Telling it like it is
Although this was a writing retreat, I found it easy to translate the exercises they shared into processes to help dig into our relationship with money. Here is one exercise Patti taught called ‘Yes, But.‘
Have you ever experienced being stopped dead in your creative tracks by someone responding to your fabulous, world changing idea (or your heart ache) with ‘Yes, but….‘?
It might look something like this. You are having coffee with a dear friend, and the conversation has turned to your job hunting process:
‘Well, I’ve been scouring ads on craigslist and Monster, I’m not making any headway. So I’m thinking about going back to school and changing careers altogether.‘
‘Yes, but you know that takes money and how will you pay the bills? You have a child, you know.’
‘Yes, but I might be able to get a scholarship, and I’ve heard they have childcare.’
‘Yes, but you’ll be in debt, and I know how you hate owing people money, and what if there aren’t any jobs in that field when you graduate? Then what?’
You get the picture. ‘Yes, but…’ kills the conversation, kills possibility, kills creative problem solving.
This also shows up at home with our partners and children, and at work or business with our bosses and employees, as the tendency to say no… not because the real answer is no, but because we don’t trust the process. We don’t trust that playing with ideas is different from agreeing to buy the new car or do the $100k addition to the house. ‘No‘ and ‘Yes, but’ are both ways of buying time, and stalling the creative process, and most of the time it’s not conscious.
I’m here to tell you that there’s a tremendous difference between talking with someone who continually closes the door on your ideas, and someone who opens the door with an invitation to explore, to step into the preposterous, the land of ridiculous possibilities.
What happens if we simply change one word, and make it into ‘Yes, and…‘?
‘I’m not sure what to do… I’ve been unemployed for five months. I’m losing faith. I’m thinking about going back to school.’
‘Yes, and maybe while you are there you’ll meet someone that turns out to be your next boss!’
‘Yes, and I might find what I’m really passionate about, since working in a proctologist’s office clearly isn’t it.

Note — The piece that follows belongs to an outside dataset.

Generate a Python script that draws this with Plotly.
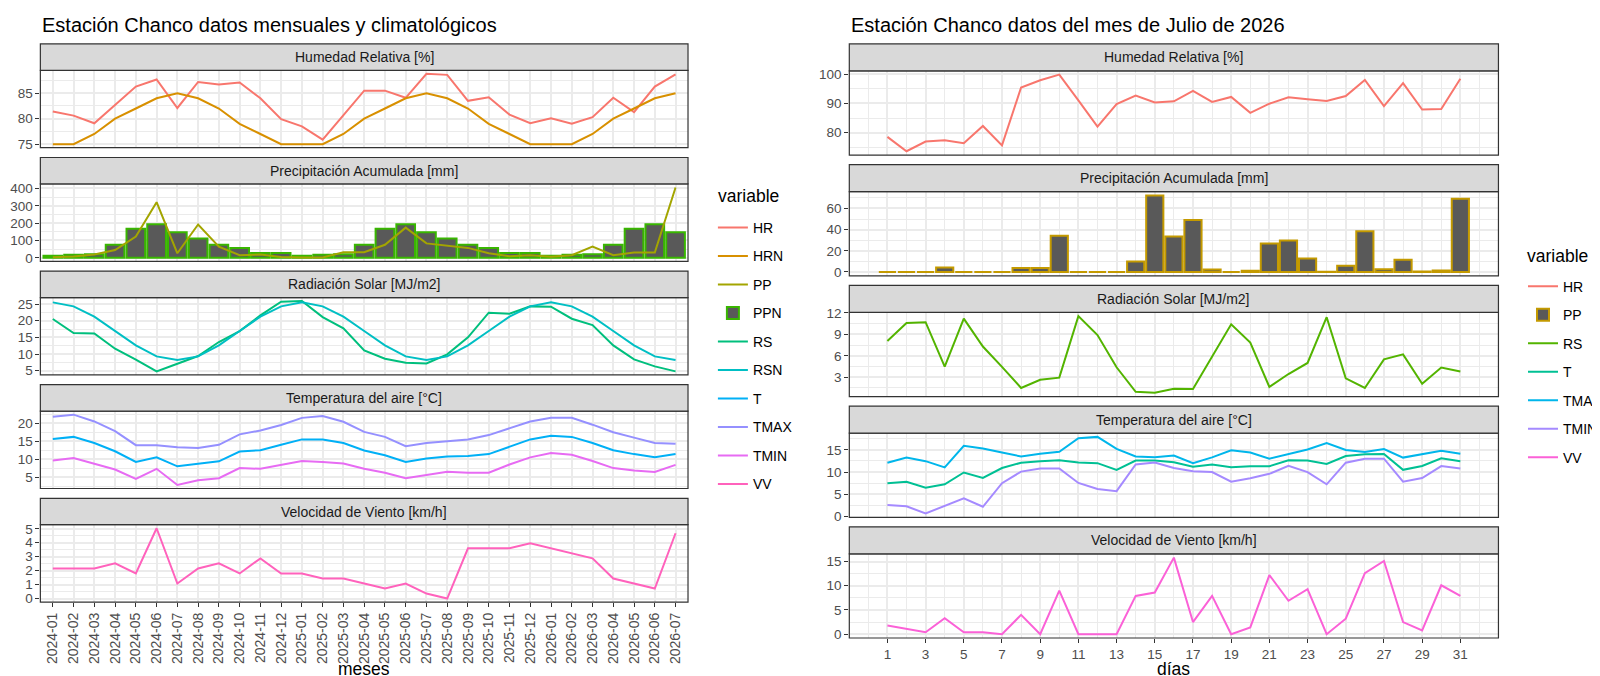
import plotly.graph_objects as go

# ---------------- DATA: monthly (left) ----------------
months = ["2024-01", "2024-02", "2024-03", "2024-04", "2024-05", "2024-06", "2024-07",
          "2024-08", "2024-09", "2024-10", "2024-11", "2024-12", "2025-01", "2025-02",
          "2025-03", "2025-04", "2025-05", "2025-06", "2025-07", "2025-08", "2025-09",
          "2025-10", "2025-11", "2025-12", "2026-01", "2026-02", "2026-03", "2026-04",
          "2026-05", "2026-06", "2026-07"]
HR = [81.4, 80.6, 79.1, 82.7, 86.3, 87.7, 82.1, 87.2, 86.7, 87.1, 84.0, 79.9, 78.5, 75.9,
      80.8, 85.5, 85.5, 84.1, 88.8, 88.6, 83.5, 84.2, 80.8, 79.1, 80.1, 79.0, 80.3, 84.1,
      81.3, 86.3, 88.7]
HRN = [75, 75, 77, 80, 82, 84, 85, 84, 82, 79, 77, 75, 75, 75, 77, 80, 82, 84, 85, 84, 82,
       79, 77, 75, 75, 75, 77, 80, 82, 84, 85]
PP = [3, 8, 19, 45, 123, 321, 26, 192, 64, 15, 19, 4, 2, 2, 32, 32, 75, 174, 83, 70, 57,
      26, 9, 15, 6, 15, 64, 15, 30, 30, 406]
PPN = [12, 18, 20, 75, 168, 194, 147, 111, 75, 57, 28, 28, 12, 18, 20, 75, 168, 194, 147,
       111, 75, 57, 28, 28, 12, 18, 20, 75, 168, 194, 147]
RS = [20.5, 16.3, 16.2, 11.6, 8.3, 4.8, 7.1, 9.4, 13.6, 16.9, 21.6, 25.7, 25.9, 21.1, 17.7,
      11.1, 8.6, 7.4, 7.2, 9.9, 15.0, 22.4, 22.1, 24.3, 24.2, 20.6, 18.7, 12.6, 8.4, 6.3, 4.8]
RSN = [25.5, 24.3, 21.2, 16.9, 12.6, 9.3, 8.2, 9.3, 12.6, 16.9, 21.2, 24.3, 25.5, 24.3,
       21.2, 16.9, 12.6, 9.3, 8.2, 9.3, 12.6, 16.9, 21.2, 24.3, 25.5, 24.3, 21.2, 16.9,
       12.6, 9.3, 8.2]
T = [15.6, 16.2, 14.5, 12.2, 9.2, 10.5, 8.0, 8.6, 9.4, 12.1, 12.5, 14.0, 15.5, 15.5, 14.5,
     12.4, 11.1, 9.2, 10.2, 10.7, 10.9, 11.4, 13.5, 15.5, 16.5, 16.2, 14.5, 12.5, 11.4, 10.5, 11.4]
TMAX = [21.8, 22.4, 20.5, 17.8, 13.9, 13.9, 13.3, 13.1, 14.0, 16.9, 18.0, 19.5, 21.5, 22.0,
        20.4, 17.6, 16.2, 13.6, 14.5, 14.9, 15.5, 16.7, 18.5, 20.5, 21.5, 21.5, 19.6, 17.5,
        16.0, 14.5, 14.3]
TMIN = [9.6, 10.3, 8.7, 7.1, 4.5, 7.3, 2.8, 4.1, 4.7, 7.5, 7.3, 8.5, 9.5, 9.2, 8.8, 7.3,
        6.2, 4.7, 5.7, 6.5, 6.2, 6.2, 8.5, 10.5, 11.7, 11.2, 9.5, 7.5, 6.8, 6.4, 8.4]
VV = [2.16, 2.16, 2.16, 2.52, 1.8, 5.04, 1.08, 2.16, 2.52, 1.8, 2.88, 1.8, 1.8, 1.44, 1.44,
      1.08, 0.72, 1.08, 0.36, 0.0, 3.6, 3.6, 3.6, 3.96, 3.6, 3.24, 2.88, 1.44, 1.08, 0.72, 4.68]

# ---------------- DATA: daily July 2026 (right) ----------------
days = list(range(1, 32))
day_ticks = list(range(1, 32, 2))
HR_d = [78.6, 73.7, 77.0, 77.4, 76.4, 82.3, 75.7, 95.4, 97.9, 99.8, 91.0, 82.1, 89.8, 92.7,
        90.3, 90.7, 94.3, 90.5, 92.2, 86.8, 89.9, 92.1, 91.4, 90.8, 92.5, 98.0, 89.1, 96.9,
        87.9, 88.1, 98.4]
PP_d = [0, 0, 0, 4.3, 0, 0, 0, 3.7, 3.7, 34.1, 0, 0, 0, 9.8, 72.3, 33.5, 49.1, 2.4, 0, 1.2,
        26.8, 29.8, 12.6, 0.3, 5.8, 38.4, 2.6, 11.5, 0.5, 1.4, 69.2]
RS_d = [8.07, 10.6, 10.7, 4.5, 11.2, 7.3, 4.45, 1.5, 2.65, 2.95, 11.55, 8.9, 4.4, 0.97, 0.84,
        1.4, 1.35, 5.9, 10.4, 7.85, 1.65, 3.45, 5.0, 11.4, 2.85, 1.5, 5.5, 6.2, 2.1, 4.37, 3.8]
T_d = [7.5, 7.8, 6.5, 7.25, 9.9, 8.7, 10.9, 12.1, 12.45, 12.65, 12.15, 12.0, 10.5, 12.6,
       12.6, 12.2, 11.2, 11.7, 11.1, 11.3, 11.3, 12.65, 12.6, 11.8, 13.6, 14.0, 14.05, 10.5,
       11.35, 13.1, 12.45]
TMAX_d = [12.1, 13.25, 12.45, 11.05, 15.9, 15.3, 14.4, 13.5, 14.1, 14.55, 17.6, 17.9, 15.2,
          13.5, 13.3, 13.7, 12.0, 13.3, 14.9, 14.4, 13.0, 13.95, 15.05, 16.5, 14.95, 14.5,
          15.15, 13.25, 14.0, 14.8, 14.1]
TMIN_d = [2.6, 2.3, 0.7, 2.4, 4.1, 2.2, 7.5, 10.1, 10.8, 10.8, 7.55, 6.2, 5.7, 11.7, 12.15,
          10.9, 10.2, 10.0, 7.85, 8.6, 9.6, 11.4, 10.0, 7.25, 12.1, 13.0, 13.0, 7.85, 8.65,
          11.35, 10.8]
VV_d = [1.8, 1.1, 0.4, 3.3, 0.4, 0.4, 0.0, 4.0, 0.0, 9.0, 0.0, 0.0, 0.0, 7.9, 8.6, 15.8,
        2.5, 7.9, 0.0, 1.4, 12.2, 6.9, 9.3, 0.0, 3.2, 12.6, 15.1, 2.5, 0.8, 10.1, 7.9]

facet_titles = ["Humedad Relativa [%]", "Precipitación Acumulada [mm]",
                "Radiación Solar [MJ/m2]", "Temperatura del aire [°C]",
                "Velocidad de Viento [km/h]"]

col_left = {"HR": "#F8766D", "HRN": "#D89000", "PP": "#A3A500", "PPN": "#39B600",
            "RS": "#00BF7D", "RSN": "#00BFC4", "T": "#00B0F6", "TMAX": "#9590FF",
            "TMIN": "#E76BF3", "VV": "#FF62BC"}
col_right = {"HR": "#F8766D", "PP": "#C49A00", "RS": "#53B400", "T": "#00C094",
             "TMAX": "#00B6EB", "TMIN": "#A58AFF", "VV": "#FB61D7"}

W, H = 1600, 676
FONT = "Liberation Sans, Arial, sans-serif"
GRID = "#EBEBEB"
DARK = "#333333"


def fx(p):
    return p / W


def fy(p):
    return 1 - p / H


fig = go.Figure()
layout = {}
shapes = []
annotations = []

# geometry (pixels)
LX = (32.5, 683.0)
RX = (845.0, 1497.0)
left_geom = [(29.5 + 116.0 * k, 27.0, 79.0) for k in range(5)]
right_geom = [(29.5 + 123.3 * k, 27.5, 86.0) for k in range(5)]

left_series = [
    [("HR", HR, "line"), ("HRN", HRN, "line")],
    [("PP", PP, "line"), ("PPN", PPN, "bar")],
    [("RS", RS, "line"), ("RSN", RSN, "line")],
    [("T", T, "line"), ("TMAX", TMAX, "line"), ("TMIN", TMIN, "line")],
    [("VV", VV, "line")],
]
right_series = [
    [("HR", HR_d, "line")],
    [("PP", PP_d, "bar")],
    [("RS", RS_d, "line")],
    [("T", T_d, "line"), ("TMAX", TMAX_d, "line"), ("TMIN", TMIN_d, "line")],
    [("VV", VV_d, "line")],
]
left_dtick = [5, 100, 5, 5, 1]
right_dtick = [10, 20, 3, 5, 5]


def yrange(series, bar):
    vals = [v for s in series for v in s[1]]
    mn, mx = min(vals), max(vals)
    if bar:
        mn = min(mn, 0)
    d = (mx - mn) * 0.05
    return [mn - d, mx + d]


left_rank = {n: i for i, n in enumerate(col_left)}
right_rank = {n: i for i, n in enumerate(col_right)}


def add_panel(idx, k, xgeom, geom, series, colors, ranks, legend, is_left, dtick, last):
    top, sh, ph = geom
    xs = "" if idx == 1 else str(idx)
    xa, ya = "x" + xs, "y" + xs
    has_bar = any(s[2] == "bar" for s in series)
    for name, vals, kind in series:
        xv = months if is_left else days
        if kind == "bar":
            tr = go.Bar(x=xv, y=vals, name=name, width=0.9,
                        marker=dict(color="#595959",
                                    line=dict(color=colors[name], width=2)),
                        xaxis=xa, yaxis=ya, legend=legend, legendrank=ranks[name],
                        legendgroup=name + legend)
        else:
            tr = go.Scatter(x=xv, y=vals, name=name, mode="lines",
                            line=dict(color=colors[name], width=2),
                            xaxis=xa, yaxis=ya, legend=legend, legendrank=ranks[name],
                            legendgroup=name + legend)
        fig.add_trace(tr)
    ptop = top + sh
    pbot = ptop + ph
    xdict = dict(domain=[fx(xgeom[0]), fx(xgeom[1])], anchor=ya,
                 showgrid=True, gridcolor=GRID, gridwidth=2, zeroline=False,
                 showline=False, ticks="outside" if last else "",
                 ticklen=4, tickwidth=1.2, tickcolor=DARK,
                 showticklabels=last,
                 tickfont=dict(family=FONT, size=14 if is_left else 13.5, color="#4D4D4D"))
    if is_left:
        xdict.update(type="category", categoryorder="array", categoryarray=months,
                     range=[-0.6, len(months) - 0.4], tickangle=-90)
    else:
        xdict.update(type="linear", range=[-0.995, 32.995], tickvals=day_ticks,
                     minor=dict(dtick=1, tick0=0, showgrid=True, gridcolor=GRID,
                                gridwidth=1, ticks=""))
    ydict = dict(domain=[fy(pbot), fy(ptop)], anchor=xa, range=yrange(series, has_bar),
                 tick0=0, dtick=dtick, showgrid=True, gridcolor=GRID, gridwidth=2,
                 zeroline=False, showline=False, ticks="outside", ticklen=4,
                 tickwidth=1.2, tickcolor=DARK,
                 tickfont=dict(family=FONT, size=13.5, color="#4D4D4D"),
                 minor=dict(dtick=dtick / 2, tick0=0, showgrid=True, gridcolor=GRID,
                            gridwidth=1, ticks=""))
    layout["xaxis" + xs] = xdict
    layout["yaxis" + xs] = ydict
    # panel border
    shapes.append(dict(type="rect", xref="paper", yref="paper",
                       x0=fx(xgeom[0]), x1=fx(xgeom[1]), y0=fy(pbot), y1=fy(ptop),
                       line=dict(color=DARK, width=1.2), fillcolor="rgba(0,0,0,0)",
                       layer="above"))
    # strip
    shapes.append(dict(type="rect", xref="paper", yref="paper",
                       x0=fx(xgeom[0]), x1=fx(xgeom[1]), y0=fy(ptop), y1=fy(top),
                       line=dict(color=DARK, width=1.2), fillcolor="#D9D9D9",
                       layer="above"))
    annotations.append(dict(xref="paper", yref="paper",
                            x=fx((xgeom[0] + xgeom[1]) / 2), y=fy(top + sh / 2),
                            text=facet_titles[k], showarrow=False,
                            xanchor="center", yanchor="middle",
                            font=dict(family=FONT, size=14, color="#1A1A1A")))


for k in range(5):
    add_panel(k + 1, k, LX, left_geom[k], left_series[k], col_left, left_rank,
              "legend", True, left_dtick[k], k == 4)
for k in range(5):
    add_panel(k + 6, k, RX, right_geom[k], right_series[k], col_right, right_rank,
              "legend2", False, right_dtick[k], k == 4)

# titles
annotations += [
    dict(xref="paper", yref="paper", x=fx(LX[0]), y=fy(10), xanchor="left", yanchor="middle",
         text="Estación Chanco datos mensuales y climatológicos", showarrow=False,
         font=dict(family=FONT, size=20, color="black")),
    dict(xref="paper", yref="paper", x=fx(RX[0]), y=fy(10), xanchor="left", yanchor="middle",
         text="Estación Chanco datos del mes de Julio de 2026", showarrow=False,
         font=dict(family=FONT, size=20, color="black")),
    dict(xref="paper", yref="paper", x=fx((LX[0] + LX[1]) / 2), y=fy(668),
         xanchor="center", yanchor="middle", text="meses", showarrow=False,
         font=dict(family=FONT, size=17.5, color="black")),
    dict(xref="paper", yref="paper", x=fx((RX[0] + RX[1]) / 2), y=fy(668),
         xanchor="center", yanchor="middle", text="días", showarrow=False,
         font=dict(family=FONT, size=17.5, color="black")),
    dict(xref="paper", yref="paper", x=fx(711), y=fy(185), xanchor="left", yanchor="middle",
         text="variable", showarrow=False, font=dict(family=FONT, size=17.5, color="black")),
    dict(xref="paper", yref="paper", x=fx(1524), y=fy(246), xanchor="left", yanchor="middle",
         text="variable", showarrow=False, font=dict(family=FONT, size=17.5, color="black")),
]

legend_common = dict(font=dict(family=FONT, size=14, color="black"),
                     bgcolor="rgba(0,0,0,0)", traceorder="grouped", tracegroupgap=7.3,
                     itemwidth=30, xanchor="left", yanchor="top")

layout.update(
    width=W, height=H, margin=dict(l=0, r=0, t=0, b=0),
    paper_bgcolor="white", plot_bgcolor="white",
    font=dict(family=FONT),
    showlegend=True,
    legend=dict(legend_common, x=fx(708), y=fy(201)),
    legend2=dict(legend_common, x=fx(1522), y=fy(261)),
    shapes=shapes, annotations=annotations, bargap=0.1,
)
fig.update_layout(**layout)
fig.write_html("out.html")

Heck, I might as well apply to med school with all that I learned working in the field.’
‘Yes, and you could also do career counseling to explore all the options. You could even create an independent study class with the sole purpose to evaluate your passions and skills and see what jobs combine both.’
‘Yes, and while I’m going to school I could work at Starbucks because they have great benefits, and I could conduct research as I interact with my customers.’

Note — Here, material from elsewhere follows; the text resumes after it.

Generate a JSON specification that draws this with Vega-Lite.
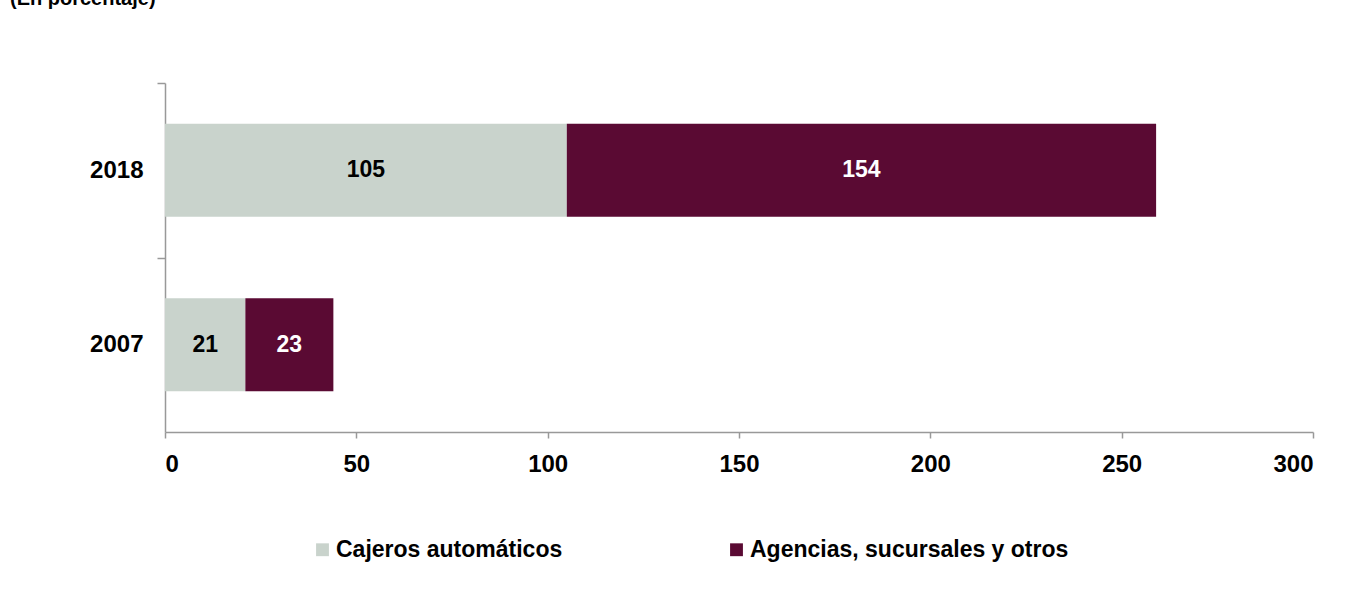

‘Yes, and you then discover there’s a link between the coffee you drink and the jobs you excel at, and you publish a best selling book about it.’
You see? ‘And‘ is an invitation to go exploring. ‘But’ is a judgment that stops you in your tracks, hijacking the creative process.
We ‘yes, but‘ ourselves all the time, and we do it to those we love, believing it’s our job to protect them from themselves or from the big, bad world. We also ‘yes, but‘ because we are afraid of change, we are afraid of the unknown, we are afraid of getting what we want.
Today I invite you to have a conversation with yourself about something you want. Maybe you want to ask for a raise, or you want to start saving for your doctorate and your spouse doesn’t see the point. Maybe you have been thinking about hiring a financial adviser, or starting a Roth IRA. Write the conversation just as I did above. Respond to everything with ‘yes, but’ until you are so frustrated you want to pull your hair out (Okay, stop before any locks land on the floor). Then do the same with ‘Yes, and.’ Let yourself go into the possibilities, as wacky as they may sound.
We didn’t get electricity, microwave ovens, the iPod and YouTube because people said ‘Yes, but.’ Let me know what you discover!